Miscellaneous Questions Flashcards
How do Net Operating Losses (NOLs) affect a company’s 3 statements?
The “quick and dirty” way to do this: reduce the Taxable Income by the portion of the
NOLs that you can use each year, apply the same tax rate, and then subtract that new
Tax number from your old Pretax Income number (which should stay the same).
The way you should do this: create a book vs. cash tax schedule where you calculate the
Taxable Income based on NOLs, and then look at what you would pay in taxes without
the NOLs. Then you book the difference as an increase to the Deferred Tax Liability on
the Balance Sheet.
This method reflects the fact that you’re saving on cash flow – since the DTL, a liability,
is rising – but correctly separates the NOL impact into book vs. cash taxes.
How do you account for convertible bonds in the Enterprise Value formula?
If the convertible bonds are in-the-money, meaning that the conversion price of the
bonds is below the current share price, then you count them as additional dilution to the Equity Value; if they’re out-of-the-money then you count the face value of the
convertibles as part of the company’s Debt.
A company has 1 million shares outstanding at a value of $100 per share. It also has
$10 million of convertible bonds, with par value of $1,000 and a conversion price of
$50. How do I calculate diluted shares outstanding?
This gets confusing because of the different units involved. First, note that these
convertible bonds are in-the-money because the company’s share price is $100, but the
conversion price is $50. So we count them as additional shares rather than debt.

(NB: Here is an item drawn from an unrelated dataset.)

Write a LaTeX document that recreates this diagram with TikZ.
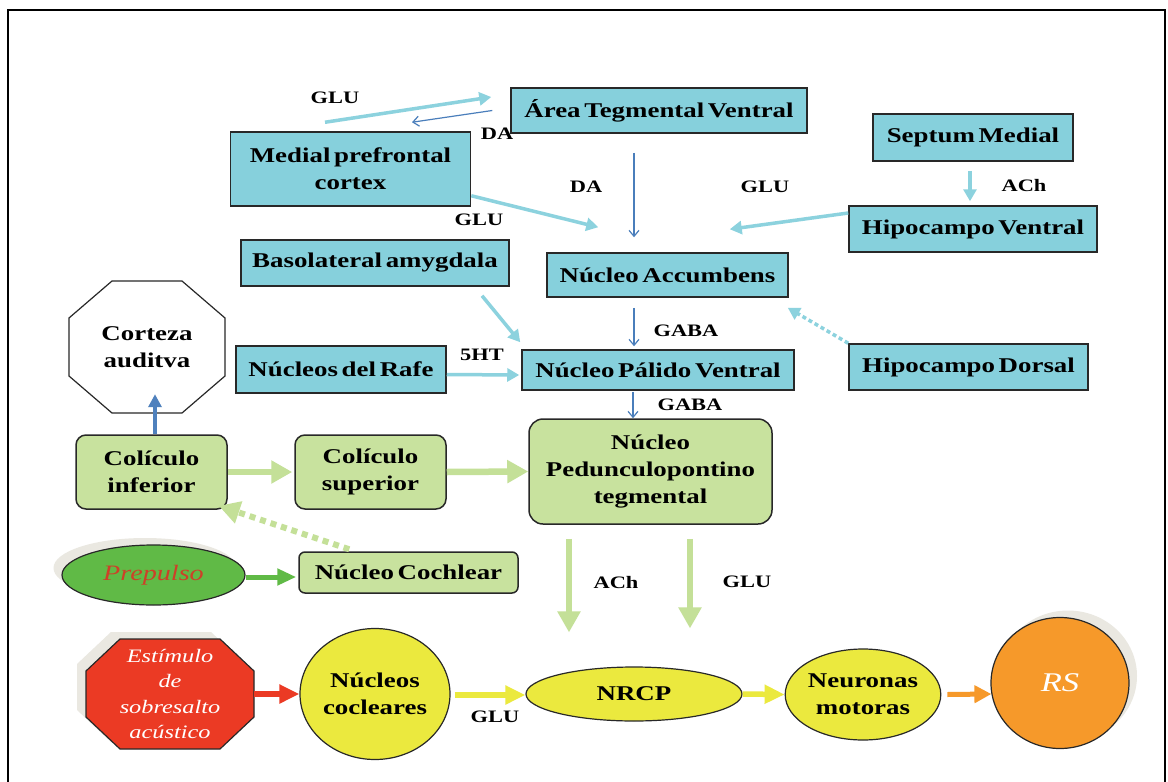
\documentclass[tikz,border=0pt]{standalone}
\usepackage{fontspec}
\setmainfont{Liberation Serif}[FakeStretch=1.28,WordSpace=0.55]
\usetikzlibrary{shapes.geometric,arrows.meta,calc}
\definecolor{cyanbox}{RGB}{134,208,220}
\definecolor{cyanarr}{RGB}{140,210,222}
\definecolor{bluethin}{RGB}{74,126,187}
\definecolor{steelb}{RGB}{79,129,189}
\definecolor{lgreen}{RGB}{200,226,158}
\definecolor{lgarr}{RGB}{196,224,152}
\definecolor{prepgreen}{RGB}{96,186,70}
\definecolor{prepred}{RGB}{205,65,40}
\definecolor{stimred}{RGB}{235,58,36}
\definecolor{yellowf}{RGB}{235,233,62}
\definecolor{orangef}{RGB}{246,153,42}
\definecolor{shadowc}{RGB}{234,232,225}
\definecolor{bordc}{RGB}{40,40,40}
\newcommand{\boxfont}{\bfseries\fontsize{21}{27}\selectfont}
\newcommand{\labfont}{\bfseries\fontsize{17.5}{20}\selectfont}
\tikzset{
  cbox/.style={draw=bordc, line width=1.5pt, fill=cyanbox, inner sep=0pt, align=center, font=\boxfont, text=black},
  gbox/.style={cbox, fill=lgreen, rounded corners=10pt},
  ybox/.style={ellipse, draw=bordc, line width=1.2pt, fill=yellowf, inner sep=0pt, align=center, font=\boxfont, text=black},
  lab/.style={font=\labfont, inner sep=0pt, text=black},
  carr/.style={draw=cyanarr, line width=3.5pt, -{Triangle[length=12pt,width=13pt]}},
  barr/.style={draw=bluethin, line width=1.2pt, -{Straight Barb[length=6pt,width=10pt,line width=1.2pt]}},
  garr/.style={draw=lgarr, line width=6.5pt, -{Triangle[length=21pt,width=22pt]}},
  sarr/.style={draw=steelb, line width=3.5pt, -{Triangle[length=13pt,width=13pt]}},
  warr/.style={line width=5.5pt, -{Triangle[length=20pt,width=18pt]}},
}
\begin{document}
\begin{tikzpicture}[x=1pt,y=-1pt]
\useasboundingbox (0,0) rectangle (1168,782);
\fill[white] (0,0) rectangle (1168,782);
\draw[line width=1.3pt, black] (8,790) -- (8,10) -- (1165,10) -- (1165,790);

% top cyan boxes
\node[cbox, minimum width=296pt, minimum height=45pt] (atv) at (659,110.5) {Área Tegmental Ventral};
\node[cbox, minimum width=240pt, minimum height=74pt] (mpfc) at (350.5,169) {Medial prefrontal\\cortex};
\node[cbox, minimum width=200pt, minimum height=47pt] (sept) at (973,137.5) {Septum Medial};
\node[cbox, minimum width=248pt, minimum height=46pt] (hipv) at (973,229) {Hipocampo Ventral};
\node[cbox, minimum width=268pt, minimum height=46pt] (baso) at (375,263) {Basolateral amygdala};
\node[cbox, minimum width=241pt, minimum height=44pt] (nacc) at (667.5,275) {Núcleo Accumbens};
\node[cbox, minimum width=210pt, minimum height=47pt] (rafe) at (341,369.5) {Núcleos del Rafe};
\node[cbox, minimum width=272pt, minimum height=40pt] (npv) at (658,370) {Núcleo Pálido Ventral};
\node[cbox, minimum width=239pt, minimum height=46pt] (hipd) at (968.5,367) {Hipocampo Dorsal};

% corteza octagon
\draw[bordc, line width=1.2pt, fill=white] (112,281) -- (182,281) -- (225,318) -- (225,376) -- (182,413) -- (112,413) -- (69,376) -- (69,318) -- cycle;
\node[inner sep=0pt, minimum width=156pt, minimum height=132pt, align=center, font=\boxfont] (cort) at (147,347) {Corteza\\auditva};

% green boxes
\node[gbox, minimum width=151pt, minimum height=74pt] (colinf) at (151.5,472) {Colículo\\inferior};
\node[gbox, minimum width=151pt, minimum height=74pt] (colsup) at (370.5,472) {Colículo\\superior};
\node[gbox, minimum width=243pt, minimum height=105pt, rounded corners=14pt] (ppt) at (650.5,471.5) {Núcleo\\Pedunculopontino\\tegmental};
\node[gbox, minimum width=219pt, minimum height=41pt, rounded corners=6pt] (coch) at (408.5,572.5) {Núcleo Cochlear};

% prepulso
\fill[shadowc] (145,568) ellipse (91.5pt and 30pt);
\node[ellipse, draw=bordc, line width=1.2pt, fill=prepgreen, minimum width=183pt, minimum height=60pt, inner sep=0pt, text=prepred, font=\itshape\fontsize{22}{26}\selectfont] (prep) at (153.5,575) {Prepulso};

% estimulo octagon
\fill[shadowc] (111,632) -- (211,632) -- (245,664) -- (245,710) -- (211,742) -- (111,742) -- (77,710) -- (77,664) -- cycle;
\draw[bordc, line width=1.2pt, fill=stimred] (120,639) -- (220,639) -- (254,671) -- (254,717) -- (220,749) -- (120,749) -- (86,717) -- (86,671) -- cycle;
\node[inner sep=0pt, minimum width=168pt, minimum height=110pt, align=center, text=white, font=\itshape\fontsize{19}{25.5}\selectfont] (est) at (170,694) {Estímulo\\de\\sobresalto\\acústico};

% bottom row
\node[ybox, minimum width=150pt, minimum height=131pt] (coc) at (375,694) {Núcleos\\cocleares};
\node[ybox, minimum width=216pt, minimum height=54pt] (nrcp) at (634,694) {NRCP};
\node[ybox, minimum width=138pt, minimum height=91pt] (neur) at (863,694.5) {Neuronas\\motoras};
\fill[shadowc] (1068,676) ellipse (69pt and 65.5pt);
\node[ellipse, draw=bordc, line width=1.2pt, fill=orangef, minimum width=138pt, minimum height=131pt, inner sep=0pt, text=white, font=\itshape\fontsize{27}{30}\selectfont] (rs) at (1060,683) {RS};

% connectors top
\draw[carr] ($(mpfc.north)+(-25.5,-9)$) -- ($(atv.west)+(-19,-13.5)$);
\draw[barr] ($(atv.west)+(-18,0)$) -- ($(mpfc.north)+(61.5,-9)$);
\draw[barr] ($(atv.south)+(-25,19)$) -- ($(nacc.north)+(-33.5,-15)$);
\draw[carr] ($(mpfc.south east)+(0,-11)$) -- ($(nacc.north west)+(52,-25)$);
\draw[carr] ($(hipv.west)+(0,-16)$) -- ($(nacc.north east)+(-59,-23)$);
\draw[carr] ($(sept.south)+(-3,9)$) -- ($(hipv.north)+(-3,-4)$);
\draw[barr] ($(nacc.south)+(-33.5,10)$) -- ($(npv.north)+(-24,-3)$);
\draw[carr, dash pattern=on 4pt off 3pt] (hipd.north west) -- ($(nacc.south east)+(-1,10)$);
\draw[carr] ($(baso.south)+(107,9)$) -- ($(npv.north west)+(-1,-7)$);
\draw[carr] ($(rafe.east)+(0,5)$) -- ($(npv.west)+(-2,5)$);
\draw[barr] ($(npv.south)+(-25,1)$) -- ($(ppt.north)+(-17.5,0)$);

% middle
\draw[sarr] ($(colinf.north)+(3.5,0)$) -- ($(cort.south)+(8,-19)$);
\draw[garr] (colinf.east) -- ($(colsup.west)+(-2,0)$);
\draw[garr] (colsup.east) -- (ppt.west);
\draw[garr, line width=6pt, dash pattern=on 6pt off 5pt] ($(coch.north west)+(51,-2)$) -- ($(colinf.south east)+(-9,-4)$);
\draw[warr, draw=prepgreen, line width=5pt, -{Triangle[length=19pt,width=16pt]}] ($(prep.east)+(0,2)$) -- ($(coch.west)+(-2,4.5)$);
\draw[garr] ($(ppt.south)+(-81.5,14)$) -- ($(nrcp.north)+(-65,-34)$);
\draw[garr] ($(ppt.south)+(39.5,14)$) -- ($(nrcp.north)+(56,-38)$);

% bottom
\draw[warr, draw=stimred] (est.east) -- (coc.west);
\draw[warr, draw=yellowf] ($(coc.east)+(4,1)$) -- ($(nrcp.west)+(0,1)$);
\draw[warr, draw=yellowf] (nrcp.east) -- (neur.west);
\draw[warr, draw=orangef, line width=5pt, -{Triangle[length=17pt,width=17pt]}] ($(neur.east)+(6,0)$) -- ($(rs.west)+(1,11)$);

% labels
\node[lab] (l1) at (335,98) {GLU};
\node[lab] (l2) at (497,134) {DA};
\node[lab] (l3) at (586,187) {DA};
\node[lab] (l4) at (765,187) {GLU};
\node[lab] (l5) at (1024,186) {ACh};
\node[lab] (l6) at (479,220) {GLU};
\node[lab] (l7) at (686,331) {GABA};
\node[lab] (l8) at (482,355) {5HT};
\node[lab] (l9) at (690,405) {GABA};
\node[lab] (l10) at (616,583) {ACh};
\node[lab] (l11) at (747,582) {GLU};
\node[lab] (l12) at (495,717) {GLU};
\end{tikzpicture}
\end{document}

Next, we need to divide the value of the convertible bonds – $10 million – by the par
value – $1,000 – to figure out how many individual bonds we get:
$10 million / $1,000 = 10,000 convertible bonds.
Next, we need to figure out how many shares this number represents. The number of
shares per bond is the par value divided by the conversion price:
$1,000 / $50 = 20 shares per bond.
So we have 200,000 new shares (20 * 10,000) created by the convertibles, giving us 1.2
million diluted shares outstanding.
We do not use the Treasury Stock Method with convertibles because the company is
not “receiving” any cash from us.
How do you value Net Operating Losses and take them into account in a valuation?
You value NOLs based on how much they’ll save the company in taxes in future years,
and then take the present value of the sum of tax savings in future years. Two ways to
assess the tax savings in future years:
1. Assume that a company can use its NOLs to completely offset its taxable income
until the NOLs run out.
2. In an acquisition scenario, use Section 382 and multiply the adjusted long-term
rate (http://pmstax.com/afr/exemptAFR.shtml) by the equity purchase price of
the seller to determine the maximum allowed NOL usage in each year – and then
use that to figure out the offset to taxable income.
You might look at NOLs in a valuation but you rarely add them in – if you did, they
would be similar to cash and you would subtract NOLs to go from Equity Value to
Enterprise Value, and vice versa.
How do you take into account NOLs in an M&A deal?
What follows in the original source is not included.